____ DATASET SECTION

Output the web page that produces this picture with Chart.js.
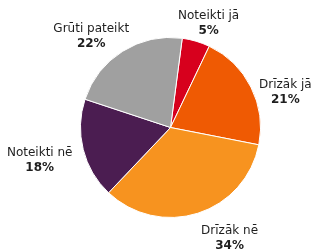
<!DOCTYPE html>
<html>
<head>
<meta charset="utf-8">
<script src="https://cdn.jsdelivr.net/npm/chart.js@4"></script>
<style>
  html, body { margin: 0; padding: 0; background: #fff; }
  #wrap { width: 323px; height: 251px; }
</style>
</head>
<body>
<div id="wrap"><canvas id="pie" width="323" height="251"></canvas></div>
<script>
// answers, clockwise from the top
const answers = ['Noteikti jā', 'Drīzāk jā', 'Drīzāk nē', 'Noteikti nē', 'Grūti pateikt'];
const shares  = [5, 21, 34, 18, 22];
const sliceColors = ['#d7001d', '#ef5a03', '#f7931f', '#4b1d51', '#a0a0a0'];

// Excel nudged a few labels off the mid-angle; small tweaks so they sit where the reference has them
const labelNudge = [[1, 5], [2, 16], [20, 2], [-2, 5], [-6, 5]];

const FONT = '"DejaVu Sans", Verdana, sans-serif';

const outsideLabels = {
  id: 'outsideLabels',
  afterDatasetsDraw(chart) {
    const ctx = chart.ctx;
    const meta = chart.getDatasetMeta(0);
    ctx.save();
    ctx.fillStyle = '#1e1e1e';
    ctx.textAlign = 'center';
    ctx.textBaseline = 'middle';
    meta.data.forEach((arc, i) => {
      const { x, y, startAngle, endAngle, outerRadius } = arc.getProps(['x', 'y', 'startAngle', 'endAngle', 'outerRadius'], true);
      const mid = (startAngle + endAngle) / 2;
      const cos = Math.cos(mid), sin = Math.sin(mid);
      ctx.font = '12px ' + FONT;
      const w = ctx.measureText(answers[i]).width;
      const h = 28;
      const r = outerRadius + 10;
      const cx = x + cos * r + cos * w / 2 + labelNudge[i][0];
      const cy = y + sin * r + sin * h / 2 + labelNudge[i][1];
      ctx.fillText(answers[i], cx, cy - 7);
      ctx.font = 'bold 12px ' + FONT;
      ctx.fillText(shares[i] + '%', cx, cy + 8);
    });
    ctx.restore();
  }
};

new Chart(document.getElementById('pie'), {
  type: 'pie',
  data: {
    labels: answers,
    datasets: [{
      data: shares,
      backgroundColor: sliceColors,
      borderColor: '#ffffff',
      borderWidth: 1,
      hoverOffset: 0,
    }],
  },
  options: {
    responsive: false,
    animation: false,
    rotation: 7.5,
    layout: { padding: { left: 80, right: 62, top: 37, bottom: 33 } },
    plugins: {
      legend: { display: false },
      tooltip: { enabled: false },
    },
  },
  plugins: [outsideLabels],
});
</script>
</body>
</html>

________

● TASK INSTRUCTIONS
In your copy, leave out the pictures and reproduce the material above exactly.

● TASK ANSWER
Output the web page that produces this picture with Chart.js.
<!DOCTYPE html>
<html>
<head>
<meta charset="utf-8">
<script src="https://cdn.jsdelivr.net/npm/chart.js@4"></script>
<style>
  html, body { margin: 0; padding: 0; background: #fff; }
  #wrap { width: 323px; height: 251px; }
</style>
</head>
<body>
<div id="wrap"><canvas id="pie" width="323" height="251"></canvas></div>
<script>
// answers, clockwise from the top
const answers = ['Noteikti jā', 'Drīzāk jā', 'Drīzāk nē', 'Noteikti nē', 'Grūti pateikt'];
const shares  = [5, 21, 34, 18, 22];
const sliceColors = ['#d7001d', '#ef5a03', '#f7931f', '#4b1d51', '#a0a0a0'];

// Excel nudged a few labels off the mid-angle; small tweaks so they sit where the reference has them
const labelNudge = [[1, 5], [2, 16], [20, 2], [-2, 5], [-6, 5]];

const FONT = '"DejaVu Sans", Verdana, sans-serif';

const outsideLabels = {
  id: 'outsideLabels',
  afterDatasetsDraw(chart) {
    const ctx = chart.ctx;
    const meta = chart.getDatasetMeta(0);
    ctx.save();
    ctx.fillStyle = '#1e1e1e';
    ctx.textAlign = 'center';
    ctx.textBaseline = 'middle';
    meta.data.forEach((arc, i) => {
      const { x, y, startAngle, endAngle, outerRadius } = arc.getProps(['x', 'y', 'startAngle', 'endAngle', 'outerRadius'], true);
      const mid = (startAngle + endAngle) / 2;
      const cos = Math.cos(mid), sin = Math.sin(mid);
      ctx.font = '12px ' + FONT;
      const w = ctx.measureText(answers[i]).width;
      const h = 28;
      const r = outerRadius + 10;
      const cx = x + cos * r + cos * w / 2 + labelNudge[i][0];
      const cy = y + sin * r + sin * h / 2 + labelNudge[i][1];
      ctx.fillText(answers[i], cx, cy - 7);
      ctx.font = 'bold 12px ' + FONT;
      ctx.fillText(shares[i] + '%', cx, cy + 8);
    });
    ctx.restore();
  }
};

new Chart(document.getElementById('pie'), {
  type: 'pie',
  data: {
    labels: answers,
    datasets: [{
      data: shares,
      backgroundColor: sliceColors,
      borderColor: '#ffffff',
      borderWidth: 1,
      hoverOffset: 0,
    }],
  },
  options: {
    responsive: false,
    animation: false,
    rotation: 7.5,
    layout: { padding: { left: 80, right: 62, top: 37, bottom: 33 } },
    plugins: {
      legend: { display: false },
      tooltip: { enabled: false },
    },
  },
  plugins: [outsideLabels],
});
</script>
</body>
</html>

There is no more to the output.